PASSO A PASSO, TEMPO AO TEMPO

O mundo anda tão complicado mesmo ou somos nós que não percebemos que a vida pode ser mais simples de ser devorada? Que na ansiedade de abraçá-la, começamos nossa jornada apressadamente, mas no fim do caminho degustamos cada passo de uma vez, demoradamente, subliminarmente, tranqüilamente, contemplando cada segundo de nossa existência até a partida definitiva desse mundo.

Nossa jornada é como lenha. Pare e pense na filosofia anti didática desse que vos escreve: Quando nascemos, temos uma urgência descomunal em devorar o mundo; Pequeninos, usamos o tato, o olfato, e principalmente o paladar para conhecer o mundo lá fora; É fato, criança que não come areia, pedra, morde a barra da saia da vó não é saudável... Criança que não corre descalço na rua, não fura o pé, não arranca o dente com linha de costura, não dança lambada, música da Xuxa, da Angélica, da Mara Maravilha, gosta de Smurfs, Caverna do Dragão, não é saudável... Opa! As crianças dos meus tempos...Isso ainda acontece hoje em dia? E temos pressa...muita pressa... Na ânsia de abraçar a vida, não temos controle nos passos. É um corre pra cá, um corre pra lá, guri pulando, guri tropeçando, guri caindo e se levantando, guri dando risada da própria travessura... Quando começamos nossa caminhada nesse mundo nossos passos são rápidos, corridas infindáveis por sede de conhecimento.

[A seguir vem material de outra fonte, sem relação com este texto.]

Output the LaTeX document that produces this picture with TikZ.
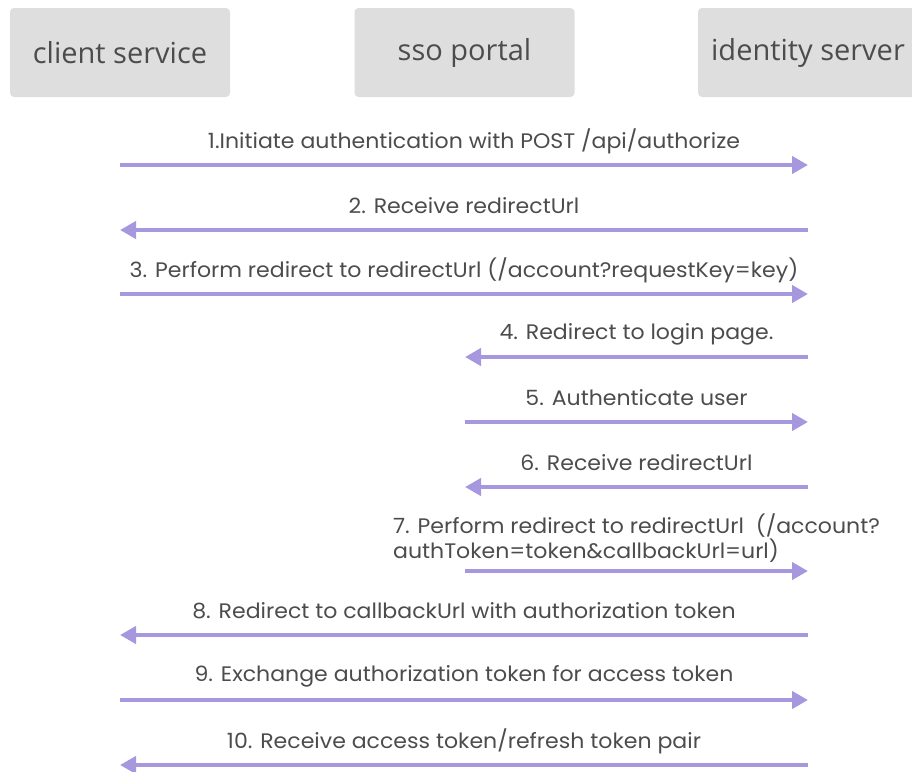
\documentclass[tikz,border=0pt]{standalone}
\usepackage{fontspec}
\setmainfont[FakeStretch=1.05]{Poppins}
\newfontfamily\headfont{Open Sans}
\usepackage{tikz}
\usetikzlibrary{arrows.meta}

\definecolor{msgcolor}{HTML}{A797DE}
\definecolor{boxgray}{HTML}{DEDEDE}
\definecolor{textgray}{HTML}{4C4C4C}

\tikzset{
  actor/.style={fill=boxgray, rounded corners=4pt, minimum width=220pt, minimum height=89pt,
    text=textgray, font=\headfont\fontsize{29}{34}\selectfont},
  msg/.style={draw=msgcolor, line width=4pt, -{Triangle[length=16pt,width=17pt]}},
  lbl/.style={text=textgray, font=\fontsize{21}{23}\selectfont, inner sep=0pt}
}

\begin{document}
\begin{tikzpicture}[x=1pt,y=-1pt]
\useasboundingbox (0,0) rectangle (912,771);

% the three parties
\node[actor] (client) at (120, 52.5) {client service};
\node[actor] (portal) at (464.5, 52.5) {sso portal};
\node[actor] (idsrv) at (808, 52.5) {identity server};

% message ends
\coordinate (c1) at (120, 165);  \coordinate (s1) at (808, 165);
\coordinate (c2) at (120, 230);  \coordinate (s2) at (808, 230);
\coordinate (c3) at (120, 294);  \coordinate (s3) at (808, 294);
\coordinate (p4) at (465, 357);  \coordinate (s4) at (808, 357);
\coordinate (p5) at (465, 422);  \coordinate (s5) at (808, 422);
\coordinate (p6) at (465, 487);  \coordinate (s6) at (808, 487);
\coordinate (p7) at (465, 571);  \coordinate (s7) at (808, 571);
\coordinate (c8) at (120, 635);  \coordinate (s8) at (808, 635);
\coordinate (c9) at (120, 700);  \coordinate (s9) at (808, 700);
\coordinate (c10) at (120, 765); \coordinate (s10) at (808, 765);

\draw[msg] (c1) -- node[lbl, yshift=24pt, xshift=10pt] (l1) {1.Initiate authentication with POST /api/authorize} (s1);
\draw[msg] (s2) -- node[lbl, yshift=24pt] (l2) {2. Receive redirectUrl} (c2);
\draw[msg] (c3) -- node[lbl, yshift=24pt] (l3) {3. Perform redirect to redirectUrl (/account?requestKey=key)} (s3);

\draw[msg] (s4) -- node[lbl, yshift=23pt] (l4) {4. Redirect to login page.} (p4);
\draw[msg] (p5) -- node[lbl, yshift=24pt] (l5) {5. Authenticate user} (s5);
\draw[msg] (s6) -- node[lbl, yshift=24pt] (l6) {6. Receive redirectUrl} (p6);
\draw[msg] (p7) -- node[lbl, yshift=33pt, align=left] (l7)
  {7. Perform redirect to redirectUrl\ \ (/account?\\authToken=token\&callbackUrl=url)} (s7);

\draw[msg] (s8) -- node[lbl, yshift=24pt] (l8) {8. Redirect to callbackUrl with authorization token} (c8);
\draw[msg] (c9) -- node[lbl, yshift=24pt] (l9) {9. Exchange authorization token for access token} (s9);
\draw[msg] (s10) -- node[lbl, yshift=24pt] (l10) {10. Receive access token/refresh token pair} (c10);

\end{tikzpicture}
\end{document}
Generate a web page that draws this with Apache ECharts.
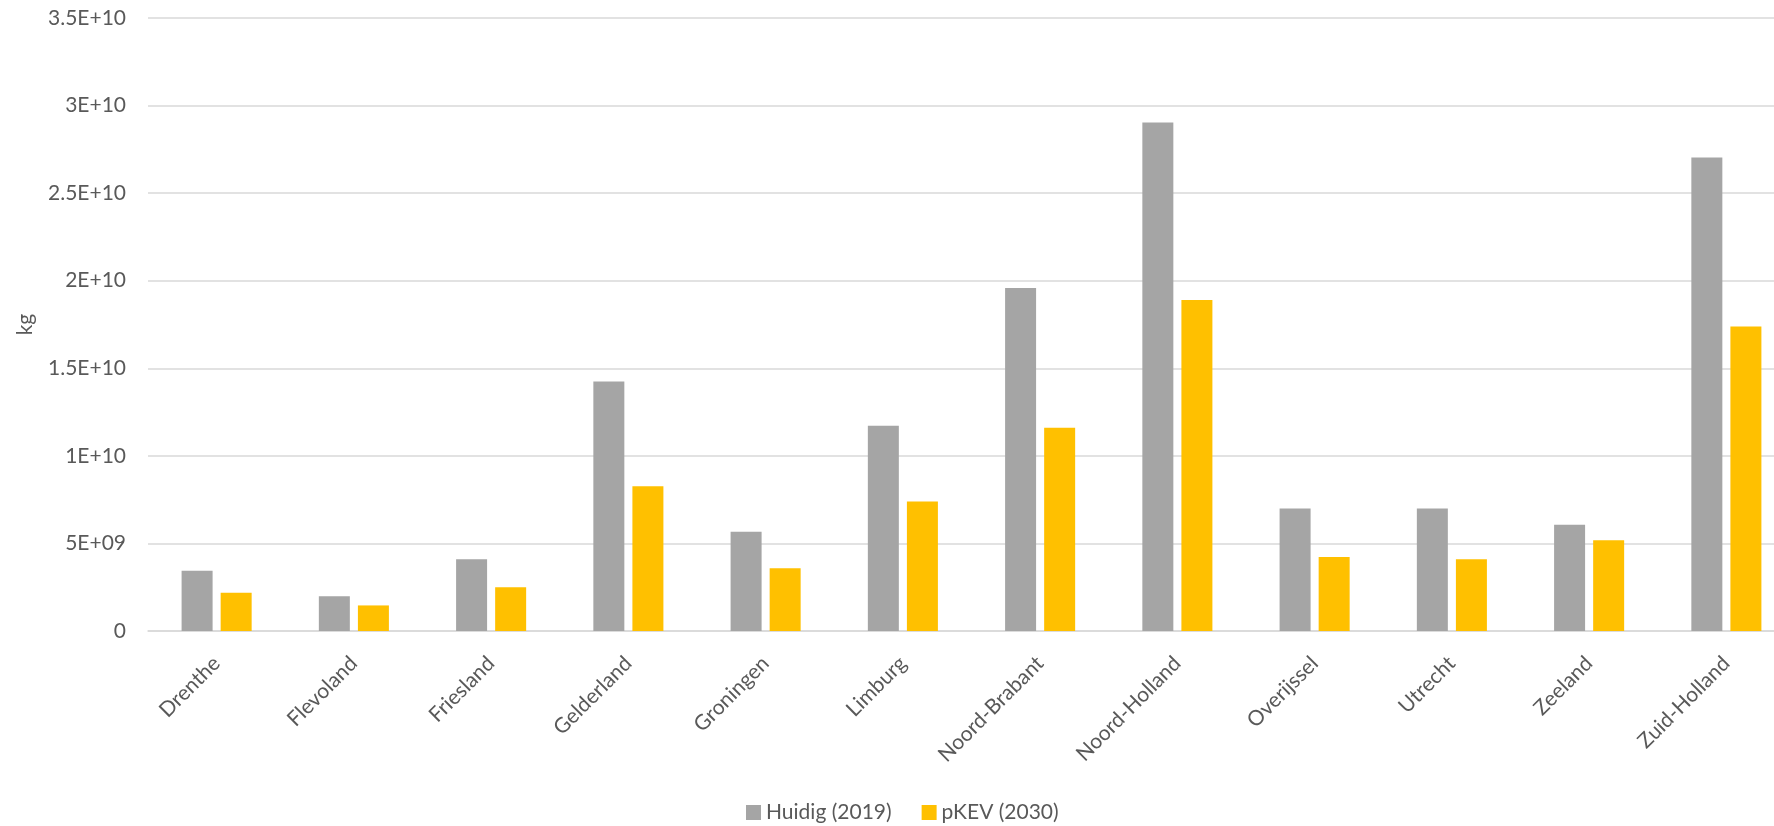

O tempo passa, e nosso corpo vai amadurecendo, então depois de correr, pular, tropeçar, conhecer o mundo lá fora, suas cores, sabores, sons e formas, a urgência dá lugar a um estado mental e físico que chamo de “entendimento de propósito”. Geralmente nesse período da vida os conflitos emocionais dominam nossos dias. Descobrimos o lado de dentro, e um novo universo é apresentado: O mundo das emoções. A urgência agora acontece no lado de dentro da gente, em amar, em sonhar, em querer o mundo todo dentro da gente agora mesmo! Estabelecemos nossas primeiras relações, e deixamos de lado a parte mais gostosa do tempo. A infância agora habita nossa memória. Seguimos em frente porque só temos esse lugar para onde ir. A maioria de nós sobrevive a esse período. Alguns com cicatrizes de espinhas no rosto, outros que não aceitam a chegada dos tempos de gente grande, os eternos peter pans, mas num tudo, sobrevivemos.

Então, depois dos tropeços, da pressa em abraçar o mundo lá fora, de entender o universo interior, separar Deus, pai e mãe, Buda, Universo, água, vinho, amor, e ódio, e outras coisas, começamos uma etapa que molda por definitivo quem seremos daquele ponto em diante. Gosto de chamar esse período de “Assepsia Emocional”. Selecionados nesse período de nossa jornada só o que deve permanecer de bom em nosso mundo. Não ligamos mais para coisas por menores. Contas a pagar ainda nos atormentam mas começamos a contemplar a vida de forma mais serena, mais harmoniosa. Aceitamos nossos defeitos e evoluímos inconscientemente, involuntariamente. É como se uma chave virasse dentro de nossa alma e nos mostra-se que não precisamos mais remar contra a maré. Que melhor mesmo é deixar a onda nos levar, e que o tempo nos guiará até o melhor porto. 

E no fim de nossa jornada, depois das corridas, tropeços, da busca e entendimento do nosso propósito dentro do universo, da assepsia emocional, finalmente chegamos a parte mais interessante e sublime de nossa caminhada. Os passos agora são demorados, os olhos correm devagar nas aquarelas do dia, temos mais tempo para tudo, e principalmente tempo para nós mesmo. Olhamos com carinho para o que ficou guardado no livro da saudade. Chega a vez do ciclo mais incrível, que alguns têm a dádiva de vivenciá-lo, o qual chamo de “passo a passo, tempo ao tempo”. Nesse período a vida passa a ter um sabor especial. É como se voltássemos ao início de tudo, mas com sabedoria... É o ciclo do fim de nossa jornada nesse mundo, e quem sabe o primeiro de um nova jornada que chegará em breve. Acredite.